Ayer terminé Boquitas
pintadas, de Manuel Puig, argentino del que solo conocía, a través del
cine, El beso de la mujer araña; o
sea, no conocía. El libro es un alarde de manipulación estética, lingüística y
de estructura. Con un material que es puro cliché de la pasión, tomando como
apoyo las letras del tango y del bolero, escribe una historia triste de
frustraciones amorosas (tango, tango...) empleando el tono de un informe policial
o de una crónica de sociedad (nunca había reparado en su gran semejanza).
Dicen
las crónicas que era un forofo del cine y que esto influye en su obra. Es
cierto, hay capítulos en los que predomina lo que en la escritura serían los primeros planos: el
tiempo detenido en cada uno de los personajes y, desde luego, un evidente empleo del
flash back.
Hay muchos logros: la mezcla de los
distintos puntos de vista, entreverando el diálogo convencional con el interior
(vía perfecta para expresar todas las modalidades de la hipocresía), el género
epistolar con la descripción minuciosa en la que hablan los objetos: el álbum
de fotos, la habitación de Mabel, la agenda de Juan Carlos o las cartas de amor
quemándose al finalizar la narración.
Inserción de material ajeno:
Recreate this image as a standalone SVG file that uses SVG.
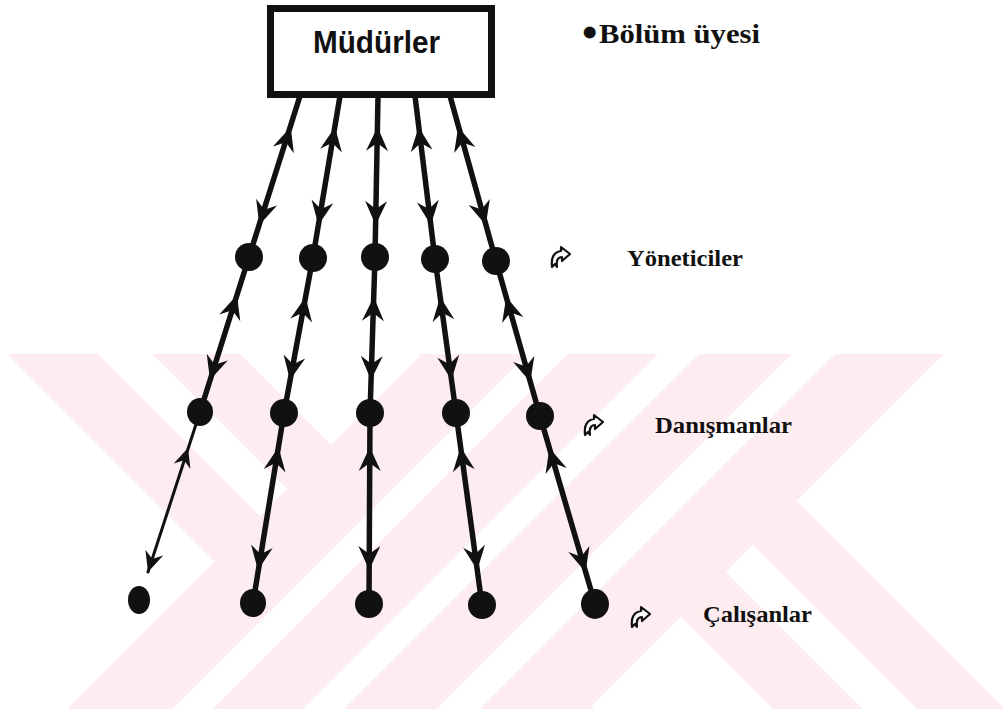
<svg xmlns="http://www.w3.org/2000/svg" width="1004" height="719" viewBox="0 0 1004 719">
<style>
.wm{fill:#fdedf0;stroke:none}
.gap{fill:#fff;stroke:none}
.edge{stroke:#111;stroke-width:5.5;fill:none;stroke-linecap:round}
.thin{stroke-width:3}
.dot{fill:#111}
.lbl{font-family:"Liberation Serif","Times New Roman",serif;font-weight:bold;fill:#111}
.icon{fill:#fff;stroke:#111;stroke-width:2.2;stroke-linejoin:round}
</style>
<defs>
<path id="ah" d="M0,0 L-24,-11 L-16,0 L-24,11 Z" fill="#111"/>
<g id="ico">
<path class="icon" d="M2,22 C1,13 4,7 11,6 L11,2 L20,9 L12,16 L12,12 C8,12 6,15 7,22 L5,19 Z"/>
</g>
<clipPath id="wmclip"><rect x="0" y="354" width="1004" height="355"/></clipPath>
</defs>
<rect width="1004" height="719" fill="#fff"/>
<g id="watermark" clip-path="url(#wmclip)">
<polygon class="wm" points="7,354 98,354 453,709 362,709"/>
<polygon class="wm" points="152,354 240,354 595,709 507,709"/>
<polygon class="wm" points="418,354 508,354 863,709 773,709"/>
<polygon class="wm" points="562,354 650,354 1005,709 917,709"/>
<polygon class="gap" points="528,354 568,354 213,709 173,709"/>
<polygon class="gap" points="658,354 699,354 344,709 303,709"/>
<polygon class="gap" points="792,354 835,354 480,709 437,709"/>
<polygon class="wm" points="422,354 528,354 173,709 67,709"/>
<polygon class="wm" points="568,354 658,354 303,709 213,709"/>
<polygon class="wm" points="699,354 792,354 437,709 344,709"/>
<polygon class="wm" points="835,354 944,354 589,709 480,709"/>
</g>
<g id="connectors">
<polyline class="edge" points="300,96 249,257 200,412"/>
<line class="edge thin" x1="200" y1="412" x2="148" y2="572"/>
<polyline class="edge" points="340,96 313,257 284,413 253,603"/>
<polyline class="edge" points="378,96 375,257 370,413 369,604"/>
<polyline class="edge" points="415,96 435,259 456,413 482,605"/>
<polyline class="edge" points="450,96 496,261 540,416 595,604"/>
<use href="#ah" transform="translate(290.7,127) rotate(287.8)"/>
<use href="#ah" transform="translate(259.3,225) rotate(107.8)"/>
<use href="#ah" transform="translate(237,295) rotate(287.5)"/>
<use href="#ah" transform="translate(210,380) rotate(107.5)"/>
<use href="#ah" transform="translate(188,448) rotate(288) scale(0.8)"/>
<use href="#ah" transform="translate(148,572) rotate(108) scale(0.85)"/>
<use href="#ah" transform="translate(335,127) rotate(279.6)"/>
<use href="#ah" transform="translate(318.4,225) rotate(99.6)"/>
<use href="#ah" transform="translate(305.6,297) rotate(280.5)"/>
<use href="#ah" transform="translate(290,380) rotate(100.5)"/>
<use href="#ah" transform="translate(278.5,447) rotate(279.3)"/>
<use href="#ah" transform="translate(258,570) rotate(99.3)"/>
<use href="#ah" transform="translate(377.5,127) rotate(271.1)"/>
<use href="#ah" transform="translate(375.6,225) rotate(91.1)"/>
<use href="#ah" transform="translate(373.7,297) rotate(271.8)"/>
<use href="#ah" transform="translate(371,380) rotate(91.8)"/>
<use href="#ah" transform="translate(369.8,447) rotate(270.3)"/>
<use href="#ah" transform="translate(369.2,570) rotate(90.3)"/>
<use href="#ah" transform="translate(418.6,127) rotate(262.9)"/>
<use href="#ah" transform="translate(430.8,225) rotate(82.9)"/>
<use href="#ah" transform="translate(440.2,297) rotate(262.2)"/>
<use href="#ah" transform="translate(451.5,380) rotate(82.2)"/>
<use href="#ah" transform="translate(460.6,447) rotate(262.3)"/>
<use href="#ah" transform="translate(477.3,570) rotate(82.3)"/>
<use href="#ah" transform="translate(458.2,127) rotate(254.2)"/>
<use href="#ah" transform="translate(485.8,225) rotate(74.2)"/>
<use href="#ah" transform="translate(506.2,297) rotate(254.15)"/>
<use href="#ah" transform="translate(530.3,382) rotate(74.15)"/>
<use href="#ah" transform="translate(549.4,448) rotate(253.7)"/>
<use href="#ah" transform="translate(585.6,572) rotate(73.7)"/>
</g>
<g id="mudurler">
<rect x="270.5" y="8.5" width="221" height="86" fill="#fff" stroke="#111" stroke-width="7"/>
<text x="313" y="53" font-family="'Liberation Sans',Arial,sans-serif" font-weight="bold" font-size="31" fill="#111" textLength="127" lengthAdjust="spacingAndGlyphs">Müdürler</text>
</g>
<g id="legend">
<text class="lbl" x="582" y="47" font-size="44"><tspan>•</tspan><tspan x="599" y="43" font-size="28" textLength="161" lengthAdjust="spacingAndGlyphs">Bölüm üyesi</tspan></text>
</g>
<g id="yoneticiler">
<ellipse class="dot" cx="249" cy="257" rx="14" ry="14"/>
<ellipse class="dot" cx="313" cy="258" rx="14" ry="14"/>
<ellipse class="dot" cx="375" cy="257" rx="14" ry="14"/>
<ellipse class="dot" cx="435" cy="259" rx="14" ry="14"/>
<ellipse class="dot" cx="496" cy="261" rx="14" ry="14"/>
<use href="#ico" transform="translate(550,245)"/>
<text class="lbl" x="627" y="266" font-size="24" textLength="116" lengthAdjust="spacingAndGlyphs">Yöneticiler</text>
</g>
<g id="danismanlar">
<ellipse class="dot" cx="200" cy="412" rx="13" ry="14"/>
<ellipse class="dot" cx="284" cy="413" rx="14" ry="14"/>
<ellipse class="dot" cx="370" cy="413" rx="14" ry="14"/>
<ellipse class="dot" cx="456" cy="413" rx="14" ry="14"/>
<ellipse class="dot" cx="540" cy="416" rx="14" ry="14"/>
<use href="#ico" transform="translate(583,413)"/>
<text class="lbl" x="655" y="433" font-size="24" textLength="137" lengthAdjust="spacingAndGlyphs">Danışmanlar</text>
</g>
<g id="calisanlar">
<ellipse class="dot" cx="139" cy="600" rx="11" ry="14"/>
<ellipse class="dot" cx="253" cy="603" rx="13" ry="14"/>
<ellipse class="dot" cx="369" cy="604" rx="14" ry="14"/>
<ellipse class="dot" cx="482" cy="605" rx="14" ry="14"/>
<ellipse class="dot" cx="595" cy="604" rx="14" ry="15"/>
<use href="#ico" transform="translate(630,605)"/>
<text class="lbl" x="703" y="622" font-size="24" textLength="109" lengthAdjust="spacingAndGlyphs">Çalışanlar</text>
</g>
</svg>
Y la utilización del tiempo, la constatación de cada
fecha, cada hora; a cada movimiento de los personajes deja patente la presencia
agobiante del ojo que vigila sin descanso, un monstruo hecho de susurros y
malas intenciones, dispuesto a tragarte la honra y arruinar tu futuro.
El libro
habla desapasionadamente de una pasión de novela radiofónica; la cara y la cruz
de una retórica vacía que llenaba la cabeza de las mujeres (y hablo
conscientemente en pasado) de imágenes de celuloide con final feliz.